Set Low Expectations
Kids feel the expectations, they feel the pressure. They feel it so much they are bound to crack. When I was a teacher I would put so much pressure on my students to behave for substitutes, they would often end up disappointing me, blowing it in some way. Even though they were doing their best. Kids feel our anxiety. Let them be kids. Just know, they may run from me, they may stick their tongue out at me, they may (and will) smile awkwardly. Just expect those things will happen and leave the high expectations for your photographer.
Be Flexible
Certain poses don’t work for kids, your child may want to be held the whole time, they may have a death grip on that ratty teddy bear. It’s a lot easier for adults to be flexible than for kids. And your photographer can be flexible as well. When you go with the flow, they’ll stick with you longer. When you move with your child and their quirks you have better opportunities to capture their little personality. The things you love about them most.

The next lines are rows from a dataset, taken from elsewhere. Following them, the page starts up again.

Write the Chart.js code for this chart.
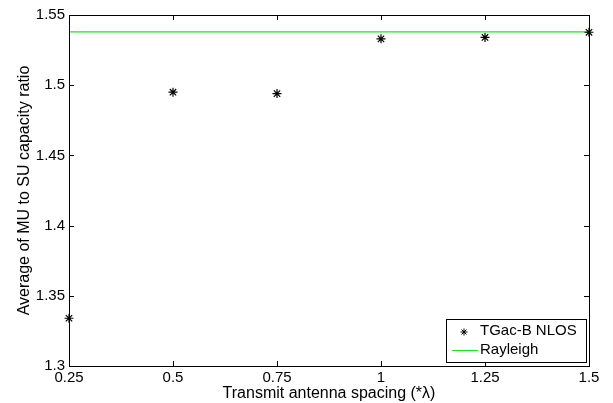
<!DOCTYPE html>
<html>
<head>
<meta charset="utf-8">
<script src="https://cdn.jsdelivr.net/npm/chart.js@4/dist/chart.umd.min.js"></script>
<style>
  html, body { margin: 0; padding: 0; background: #fff; }
  canvas { display: block; }
</style>
</head>
<body>
<canvas id="chart" width="613" height="403"></canvas>
<script>
// data
const spacing = [0.25, 0.5, 0.75, 1.0, 1.25, 1.5];
const tgacRatio = [1.334, 1.495, 1.494, 1.533, 1.534, 1.5377];
const rayleighX = [0.25, 1.5];
const rayleighRatio = [1.538, 1.538];
const xTicks = [0.25, 0.5, 0.75, 1, 1.25, 1.5];
const yTicks = [1.3, 1.35, 1.4, 1.45, 1.5, 1.55];
const legendLabels = ['TGac-B NLOS', 'Rayleigh'];

const FONT = '"Liberation Sans", Arial, sans-serif';
const GREEN = '#1ee61e';

function drawStar(ctx, x, y, r) {
  ctx.beginPath();
  for (let i = 0; i < 4; i++) {
    const a = i * Math.PI / 4;
    ctx.moveTo(x - r * Math.cos(a), y - r * Math.sin(a));
    ctx.lineTo(x + r * Math.cos(a), y + r * Math.sin(a));
  }
  ctx.stroke();
}

// box, inward ticks and the legend, MATLAB style
const matlabBox = {
  id: 'matlabBox',
  afterDatasetsDraw(chart) {
    const { ctx, chartArea: a, scales } = chart;
    ctx.save();
    ctx.strokeStyle = '#000';
    ctx.lineWidth = 1;
    ctx.strokeRect(a.left + 0.5, a.top + 0.5, a.right - a.left, a.bottom - a.top);
    ctx.beginPath();
    xTicks.forEach(v => {
      const px = Math.round(scales.x.getPixelForValue(v)) + 0.5;
      ctx.moveTo(px, a.bottom); ctx.lineTo(px, a.bottom - 5);
      ctx.moveTo(px, a.top); ctx.lineTo(px, a.top + 5);
    });
    yTicks.forEach(v => {
      const py = Math.round(scales.y.getPixelForValue(v)) + 0.5;
      ctx.moveTo(a.left, py); ctx.lineTo(a.left + 5, py);
      ctx.moveTo(a.right, py); ctx.lineTo(a.right - 5, py);
    });
    ctx.stroke();

    // legend
    const lx = 446, ly = 319, lw = 140, lh = 43;
    ctx.fillStyle = '#fff';
    ctx.fillRect(lx, ly, lw, lh);
    ctx.strokeStyle = '#000';
    ctx.strokeRect(lx + 0.5, ly + 0.5, lw, lh);
    ctx.font = '15px ' + FONT;
    ctx.fillStyle = '#000';
    ctx.textBaseline = 'middle';
    ctx.textAlign = 'left';
    drawStar(ctx, 464, 332, 3.5);
    ctx.fillText(legendLabels[0], 480, 331);
    ctx.strokeStyle = GREEN;
    ctx.beginPath();
    ctx.moveTo(452, 350.5); ctx.lineTo(478, 350.5);
    ctx.stroke();
    ctx.fillText(legendLabels[1], 480, 350);
    ctx.restore();
  }
};

new Chart(document.getElementById('chart'), {
  type: 'scatter',
  data: {
    datasets: [
      {
        label: legendLabels[0],
        data: spacing.map((x, i) => ({ x, y: tgacRatio[i] })),
        pointStyle: 'star',
        pointRadius: 4.5,
        pointBorderWidth: 1.2,
        borderColor: '#000',
        backgroundColor: '#000',
        showLine: false,
        clip: false
      },
      {
        label: legendLabels[1],
        data: rayleighX.map((x, i) => ({ x, y: rayleighRatio[i] })),
        showLine: true,
        borderColor: GREEN,
        borderWidth: 1.3,
        pointRadius: 0
      }
    ]
  },
  options: {
    responsive: false,
    animation: false,
    layout: { padding: { top: 15, right: 24, left: 0, bottom: 0 } },
    plugins: { legend: { display: false }, tooltip: { enabled: false } },
    scales: {
      x: {
        type: 'linear',
        min: 0.25,
        max: 1.5,
        afterBuildTicks: s => { s.ticks = xTicks.map(v => ({ value: v })); },
        afterFit: s => { s.height = 37; },
        grid: { display: false, drawTicks: false },
        border: { display: false },
        ticks: { color: '#000', font: { family: FONT, size: 15 }, padding: 3, maxRotation: 0, callback: v => String(v) },
        title: { display: true, text: 'Transmit antenna spacing (*λ)', color: '#000', font: { family: FONT, size: 16 }, padding: { top: 0, bottom: 0 } }
      },
      y: {
        min: 1.3,
        max: 1.55,
        afterBuildTicks: s => { s.ticks = yTicks.map(v => ({ value: v })); },
        afterFit: s => { s.width = 69; },
        grid: { display: false, drawTicks: false },
        border: { display: false },
        ticks: { color: '#000', font: { family: FONT, size: 15 }, padding: 4, callback: v => String(v) },
        title: { display: true, text: 'Average of MU to SU capacity ratio', color: '#000', font: { family: FONT, size: 16 }, padding: { top: 15, bottom: 0 } }
      }
    }
  },
  plugins: [matlabBox]
});
</script>
</body>
</html>
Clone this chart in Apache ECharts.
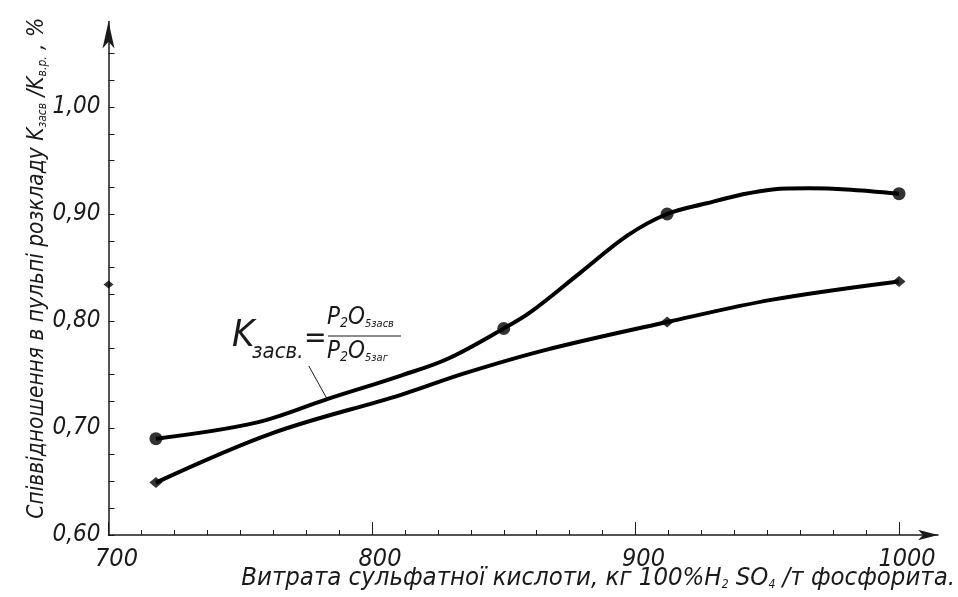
<!DOCTYPE html>
<html>
<head>
<meta charset="utf-8">
<script src="https://cdn.jsdelivr.net/npm/echarts@6/dist/echarts.min.js"></script>
<style>
  html, body { margin: 0; padding: 0; background: #fff; }
  #chart { width: 958px; height: 597px; }
</style>
</head>
<body>
<div id="chart"></div>
<script>
// Sulfuric acid consumption, kg 100% H2SO4 per tonne of phosphorite
const xTicks = [700, 800, 900, 1000];

// Upper curve (circles): measured points
const upperX = [718, 850, 912, 1000];
const upperY = [0.690, 0.793, 0.900, 0.919];
// Upper curve trace
const upperCurveX = [718, 756, 783, 811, 829, 850, 860, 879, 897, 912, 927, 940, 952, 966, 980, 1000];
const upperCurveY = [0.690, 0.705, 0.727, 0.749, 0.765, 0.793, 0.808, 0.845, 0.880, 0.900, 0.910, 0.918, 0.923, 0.924, 0.923, 0.919];

// Lower curve (diamonds): measured points
const lowerX = [718, 912, 1000];
const lowerY = [0.649, 0.799, 0.837];
// Lower curve trace
const lowerCurveX = [718, 762, 811, 835, 866, 912, 952, 1000];
const lowerCurveY = [0.649, 0.695, 0.731, 0.751, 0.773, 0.799, 0.820, 0.837];

// Projection mark on the vertical axis
const axisMarkX = [700];
const axisMarkY = [0.834];

// Leader line from the formula to the upper curve
const leaderX = [776, 783];
const leaderY = [0.758, 0.727];

const FONT = "'Liberation Sans Narrow', 'DejaVu Sans Condensed', 'Roboto Condensed', sans-serif";
const INK = '#1a1a1a';

const zip = (xs, ys) => xs.map((x, i) => [x, ys[i]]);

const chart = echarts.init(document.getElementById('chart'), null, { renderer: 'canvas' });

const baseText = { fontFamily: FONT, fontStyle: 'italic', color: INK };

chart.setOption({
  animation: false,
  backgroundColor: '#fff',
  grid: [
    { left: 108.5, top: 53.5, width: 790.5, height: 481.5, containLabel: false },
    { left: 108.5, top: 21.5, width: 829.5, height: 513.5, containLabel: false }
  ],
  xAxis: [
    {
      gridIndex: 0, type: 'value', min: 700, max: 1000, interval: 100,
      axisLine: { show: false },
      axisTick: { show: true, inside: true, length: 13, lineStyle: { color: INK, width: 1 } },
      minorTick: { show: true, splitNumber: 8, length: 5, lineStyle: { color: INK, width: 1 } },
      splitLine: { show: false }, minorSplitLine: { show: false },
      axisLabel: Object.assign({
        fontSize: 25, margin: 12, padding: [0, 0, 0, 16],
        formatter: function (v) { return xTicks.indexOf(v) >= 0 ? String(v) : ''; }
      }, baseText)
    },
    {
      gridIndex: 1, type: 'value', min: 0, max: 1,
      axisLine: { show: true, symbol: ['none', 'arrow'], symbolSize: [8, 20], lineStyle: { color: INK, width: 1.5 } },
      axisTick: { show: false }, axisLabel: { show: false }, splitLine: { show: false }
    }
  ],
  yAxis: [
    {
      gridIndex: 0, type: 'value', min: 0.6, max: 1.05, interval: 0.025,
      axisLine: { show: false },
      axisTick: { show: true, inside: true, length: 6, lineStyle: { color: INK, width: 1 } },
      splitLine: { show: false },
      axisLabel: Object.assign({
        fontSize: 24, margin: 8,
        formatter: function (v) {
          const r = Math.round(v * 1000);
          if (r % 100 === 0 && r <= 1000) return (r / 1000).toFixed(2).replace('.', ',');
          return '';
        }
      }, baseText)
    },
    {
      gridIndex: 1, type: 'value', min: 0, max: 1,
      axisLine: { show: true, symbol: ['none', 'arrow'], symbolSize: [9, 27], lineStyle: { color: INK, width: 1.5 } },
      axisTick: { show: false }, axisLabel: { show: false }, splitLine: { show: false },
      name: 'Співвідношення в пульпі розкладу K{s|засв} /K{s|в.р.} , %',
      nameLocation: 'middle', nameRotate: 90, nameGap: 60,
      nameTextStyle: {
        fontFamily: FONT, fontStyle: 'italic', color: INK, fontSize: 22.5,
        padding: [0, 0, 0, 20],
        rich: { s: { fontFamily: FONT, fontStyle: 'italic', color: INK, fontSize: 12, verticalAlign: 'bottom', padding: [6, 0, 0, 0] } }
      }
    }
  ],
  graphic: [
    {
      type: 'text', right: 3, top: 565,
      style: {
        text: 'Витрата сульфатної кислоти, кг 100%H{s|2} SO{s|4} /т фосфорита.',
        fontFamily: FONT, fontStyle: 'italic', fill: INK, fontSize: 25.5,
        rich: { s: { fontFamily: FONT, fontStyle: 'italic', fill: INK, fontSize: 12, verticalAlign: 'bottom', padding: [8, 0, 0, 0] } }
      }
    },
    {
      type: 'text', x: 232, y: 336,
      style: { text: 'K', fontFamily: FONT, fontStyle: 'italic', fill: INK, fontSize: 38, align: 'left', verticalAlign: 'middle' }
    },
    {
      type: 'text', x: 252, y: 352,
      style: { text: 'засв.', fontFamily: FONT, fontStyle: 'italic', fill: INK, fontSize: 22, align: 'left', verticalAlign: 'middle' }
    },
    {
      type: 'text', x: 304, y: 339,
      style: { text: '=', fontFamily: FONT, fontStyle: 'italic', fill: INK, fontSize: 30, align: 'left', verticalAlign: 'middle' }
    },
    {
      type: 'text', x: 327, y: 318,
      style: {
        text: 'P{s|2}O{t|5засв}', fontFamily: FONT, fontStyle: 'italic', fill: INK, fontSize: 24, align: 'left', verticalAlign: 'middle',
        rich: {
          s: { fontFamily: FONT, fontStyle: 'italic', fill: INK, fontSize: 14, verticalAlign: 'bottom' },
          t: { fontFamily: FONT, fontStyle: 'italic', fill: INK, fontSize: 11, verticalAlign: 'bottom' }
        }
      }
    },
    {
      type: 'line', shape: { x1: 328, y1: 336, x2: 401, y2: 336 },
      style: { stroke: INK, lineWidth: 1 }
    },
    {
      type: 'text', x: 327, y: 352,
      style: {
        text: 'P{s|2}O{t|5заг}', fontFamily: FONT, fontStyle: 'italic', fill: INK, fontSize: 24, align: 'left', verticalAlign: 'middle',
        rich: {
          s: { fontFamily: FONT, fontStyle: 'italic', fill: INK, fontSize: 14, verticalAlign: 'bottom' },
          t: { fontFamily: FONT, fontStyle: 'italic', fill: INK, fontSize: 11, verticalAlign: 'bottom' }
        }
      }
    }
  ],
  series: [
    {
      name: 'upper', type: 'line', xAxisIndex: 0, yAxisIndex: 0,
      data: zip(upperCurveX, upperCurveY), smooth: 0.35, showSymbol: false,
      lineStyle: { color: '#000', width: 4 },
      markLine: {
        silent: true, symbol: ['none', 'none'], label: { show: false },
        lineStyle: { color: INK, width: 1, type: 'solid' },
        data: [[{ coord: [leaderX[0], leaderY[0]] }, { coord: [leaderX[1], leaderY[1]] }]]
      }
    },
    {
      name: 'upperPts', type: 'scatter', xAxisIndex: 0, yAxisIndex: 0,
      data: zip(upperX, upperY), symbol: 'circle', symbolSize: 13,
      itemStyle: { color: '#000' }
    },
    {
      name: 'lower', type: 'line', xAxisIndex: 0, yAxisIndex: 0,
      data: zip(lowerCurveX, lowerCurveY), smooth: 0.35, showSymbol: false,
      lineStyle: { color: '#000', width: 4 }
    },
    {
      name: 'lowerPts', type: 'scatter', xAxisIndex: 0, yAxisIndex: 0,
      data: zip(lowerX, lowerY), symbol: 'diamond', symbolSize: [13, 11],
      itemStyle: { color: '#000' }
    },
    {
      name: 'axisMark', type: 'scatter', xAxisIndex: 0, yAxisIndex: 0,
      data: zip(axisMarkX, axisMarkY), symbol: 'diamond', symbolSize: [10, 8],
      clip: false, itemStyle: { color: '#000' }, z: 5
    }
  ]
});
</script>
</body>
</html>
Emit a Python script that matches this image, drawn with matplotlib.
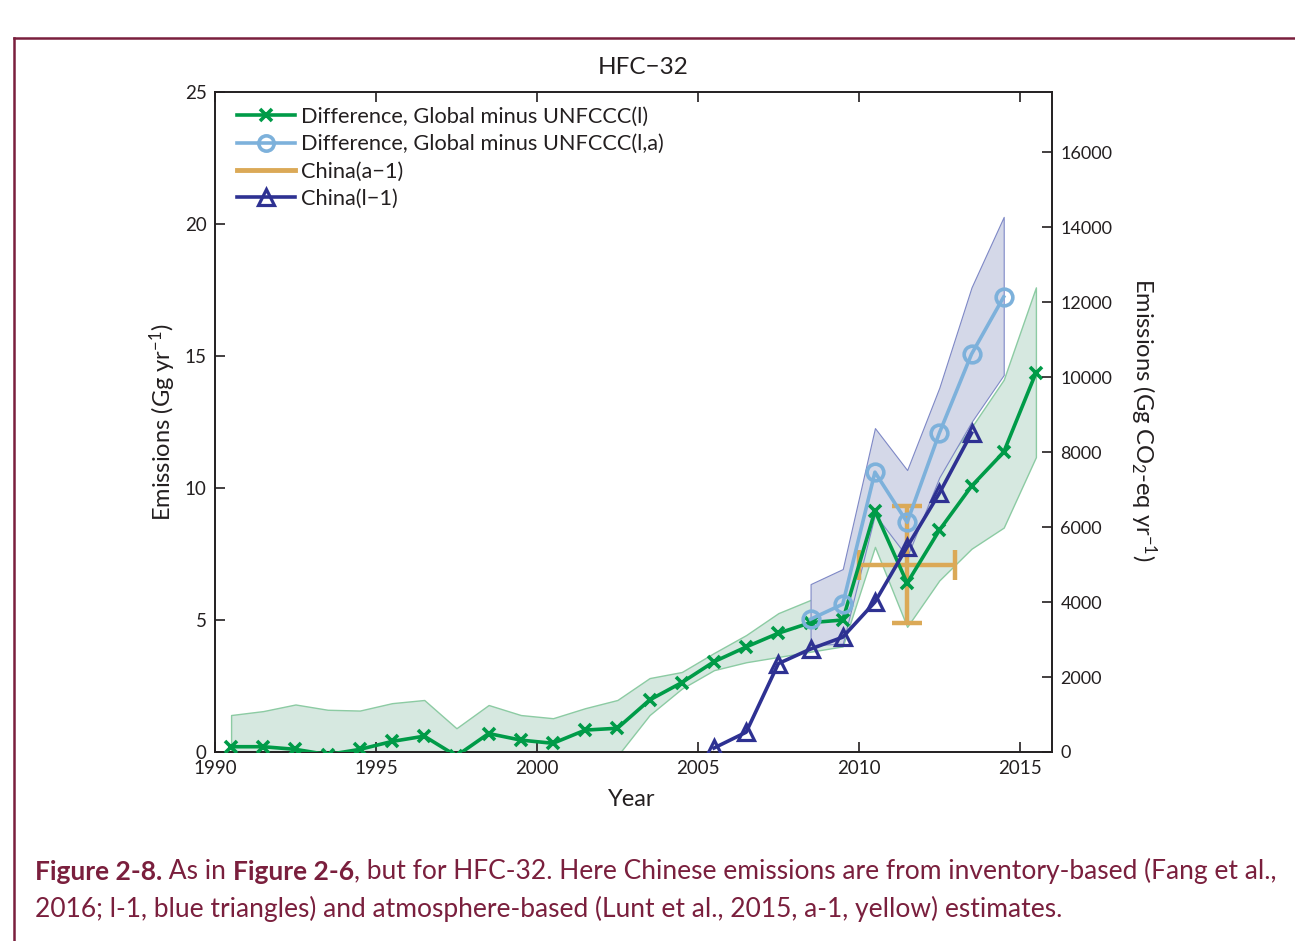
import matplotlib
matplotlib.use("Agg")
import matplotlib.pyplot as plt
import matplotlib.text as mtext
from matplotlib.lines import Line2D

plt.rcParams['font.family'] = ['Lato', 'DejaVu Sans']
plt.rcParams['mathtext.fontset'] = 'custom'
plt.rcParams['mathtext.rm'] = 'Lato'
plt.rcParams['mathtext.it'] = 'Lato:italic'

# ---------------- data ----------------
years = [1990.5, 1991.5, 1992.5, 1993.5, 1994.5, 1995.5, 1996.5, 1997.5, 1998.5,
         1999.5, 2000.5, 2001.5, 2002.5, 2003.5, 2004.5, 2005.5, 2006.5, 2007.5,
         2008.5, 2009.5, 2010.5, 2011.5, 2012.5, 2013.5, 2014.5, 2015.5]
diff_l = [0.2, 0.2, 0.1, -0.1, 0.1, 0.4, 0.6, -0.15, 0.7, 0.45, 0.33, 0.83, 0.9,
          1.97, 2.63, 3.42, 3.98, 4.5, 4.9, 5.0, 9.13, 6.4, 8.4, 10.07, 11.36, 14.36]
diff_l_hi = [1.4, 1.55, 1.8, 1.6, 1.57, 1.85, 1.97, 0.9, 1.78, 1.4, 1.28, 1.66, 1.97,
             2.8, 3.03, 3.75, 4.43, 5.26, 5.76, 6.0, 10.3, 9.2, 10.7, 12.3, 14.1, 17.6]
diff_l_lo = [-1.1, -1.2, -1.5, -1.8, -1.4, -1.1, -0.8, -1.6, -0.4, -0.6, -0.7, -0.3, -0.15,
             1.4, 2.4, 3.1, 3.4, 3.6, 3.8, 4.0, 7.77, 4.74, 6.5, 7.7, 8.5, 11.17]

years_la = [2008.5, 2009.5, 2010.5, 2011.5, 2012.5, 2013.5, 2014.5]
diff_la = [5.03, 5.6, 10.6, 8.7, 12.08, 15.07, 17.24]
diff_la_hi = [6.36, 6.93, 12.27, 10.68, 13.8, 17.6, 20.27]
diff_la_lo = [4.05, 4.1, 9.0, 7.4, 10.4, 12.5, 14.28]

years_china_l = [2005.5, 2006.5, 2007.5, 2008.5, 2009.5, 2010.5, 2011.5, 2012.5, 2013.5]
china_l = [0.15, 0.75, 3.35, 3.9, 4.35, 5.68, 7.77, 9.8, 12.08]

china_a_year = [2011.5]
china_a = [7.1]
china_a_xerr = [1.5]
china_a_yerr = [2.2]

gwp = 704  # Gg -> Gg CO2-eq

xticks = [1990, 1995, 2000, 2005, 2010, 2015]
yticks = [0, 5, 10, 15, 20, 25]
y2ticks = [0, 2000, 4000, 6000, 8000, 10000, 12000, 14000, 16000]

# ---------------- colours ----------------
c_green = '#009B48'
c_lblue = '#7DB1DB'
c_orange = '#DBA957'
c_dblue = '#2E3192'
c_gfill = '#D6E8E0'
c_gedge = '#8CCBA3'
c_bfill = '#D4D8E8'
c_bedge = '#7E88C6'
c_text = '#231F20'
c_maroon = '#7A1F3D'

W, H = 1295, 941
fig = plt.figure(figsize=(W / 100, H / 100), dpi=100)
fig.patch.set_facecolor('white')

ax = fig.add_axes([215 / W, 1 - 752 / H, (1052 - 215) / W, (752 - 92) / H])

ax.fill_between(years, diff_l_lo, diff_l_hi, facecolor=c_gfill, edgecolor=c_gedge,
                linewidth=1.0, zorder=1)
ax.fill_between(years_la, diff_la_lo, diff_la_hi, facecolor=c_bfill, edgecolor=c_bedge,
                linewidth=0.8, zorder=1.5)

ax.errorbar(china_a_year, china_a, xerr=china_a_xerr, yerr=china_a_yerr, fmt='none',
            ecolor=c_orange, elinewidth=3.2, capsize=11, capthick=3.2, zorder=2)
ax.plot(years, diff_l, color=c_green, lw=2.6, marker='x', ms=9, mew=2.6, zorder=3)
ax.plot(years_la, diff_la, color=c_lblue, lw=2.6, marker='o', ms=12, mew=2.6,
        mfc='none', zorder=4)
ax.plot(years_china_l, china_l, color=c_dblue, lw=2.6, marker='^', ms=12, mew=2.3,
        mfc='none', zorder=5)

ax.set_xlim(1990, 2016)
ax.set_ylim(0, 25)
ax.set_xticks(xticks)
ax.set_yticks(yticks)
ax.tick_params(direction='in', length=7, width=1.2, labelsize=13.5, colors=c_text,
               top=True, right=False, pad=6)
for s in ax.spines.values():
    s.set_linewidth(1.4)
    s.set_color(c_text)

ax2 = ax.twinx()
ax2.set_ylim(0, 25 * gwp)
ax2.set_yticks(y2ticks)
ax2.tick_params(direction='in', length=7, width=1.2, labelsize=13, colors=c_text, pad=6)
for s in ax2.spines.values():
    s.set_visible(False)

# axis labels and title
fig.text(163 / W, 1 - 422 / H, r'Emissions (Gg yr$^{-1}$)', fontsize=17, color=c_text,
         rotation=90, ha='center', va='center')
fig.text(632 / W, 1 - 800 / H, 'Year', fontsize=17, color=c_text,
         ha='center', va='center')
fig.text(1143 / W, 1 - 420 / H, r'Emissions (Gg CO$_2$-eq yr$^{-1}$)', fontsize=17,
         color=c_text, rotation=-90, ha='center', va='center')
fig.text(643 / W, 1 - 68 / H, 'HFC\u221232', fontsize=17.5, color=c_text,
         ha='center', va='center')

handles = [
    Line2D([], [], color=c_green, lw=2.6, marker='x', ms=8, mew=2.6),
    Line2D([], [], color=c_lblue, lw=2.6, marker='o', ms=11, mew=2.6, mfc='none'),
    Line2D([], [], color=c_orange, lw=3.5),
    Line2D([], [], color=c_dblue, lw=2.6, marker='^', ms=11, mew=2.3, mfc='none'),
]
labels = ['Difference, Global minus UNFCCC(l)', 'Difference, Global minus UNFCCC(l,a)',
          'China(a\u22121)', 'China(l\u22121)']
leg = ax.legend(handles, labels, loc='upper left', frameon=False, fontsize=15.7,
                handlelength=2.65, handletextpad=0.27, labelspacing=0.33,
                borderaxespad=0.5, bbox_to_anchor=(0.003, 1.007))
for t in leg.get_texts():
    t.set_color(c_text)

# frame lines
fig.add_artist(Line2D([14 / W, 1.0], [1 - 38 / H, 1 - 38 / H], color=c_maroon, lw=1.8,
                      transform=fig.transFigure))
fig.add_artist(Line2D([14 / W, 14 / W], [1 - 38 / H, 0.0], color=c_maroon, lw=1.8,
                      transform=fig.transFigure))

# caption
cap_fs = 19
pieces1 = [('Figure 2-8.', 'bold'), (' As in ', 'normal'), ('Figure 2-6', 'bold'),
           (', but for HFC-32. Here Chinese emissions are from inventory-based (Fang et al.,',
            'normal')]
prev = fig.text(35 / W, 1 - 880 / H, pieces1[0][0], fontsize=cap_fs,
                fontweight=pieces1[0][1], color=c_maroon, ha='left', va='baseline')
for txt, wt in pieces1[1:]:
    prev = fig.add_artist(mtext.Annotation(
        txt, xy=(1, 0), xycoords=prev, va='bottom', ha='left', fontsize=cap_fs,
        fontweight=wt, color=c_maroon))
fig.text(35 / W, 1 - 917 / H,
         '2016; l-1, blue triangles) and atmosphere-based (Lunt et al., 2015, a-1, yellow) estimates.',
         fontsize=cap_fs, color=c_maroon, ha='left', va='baseline')

fig.savefig('out.png', dpi=100, facecolor='white')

Engage with Your Kids and Not the Camera
Okay, so this is the big one. This is the one that will bring your photos home. This is what will make your session memorable and worth it. When kids feel noticed and they feel love, their joy shows. When parents are disengaged, kids check out quick. But when your time is used to be together, to play together, to snuggle, memories will be made and so will the most beautiful photos. When I think of my own family photos I don’t want my kids to look at our photos and think; “that’s when mama was grumpy and only cared about my smile.” I want them to think; “that’s when mama made me laugh, hugged me when I fell down, and made me feel important.” Family photos are about being the family that you are, not pretending to be some other family in a picture found on a Pottery Barn shelf. Show up, be YOU, and notice one another, and your photographer will do the rest.
Deep down, this is truly what I believe you can do to have the most positive and successful experience during your family photos.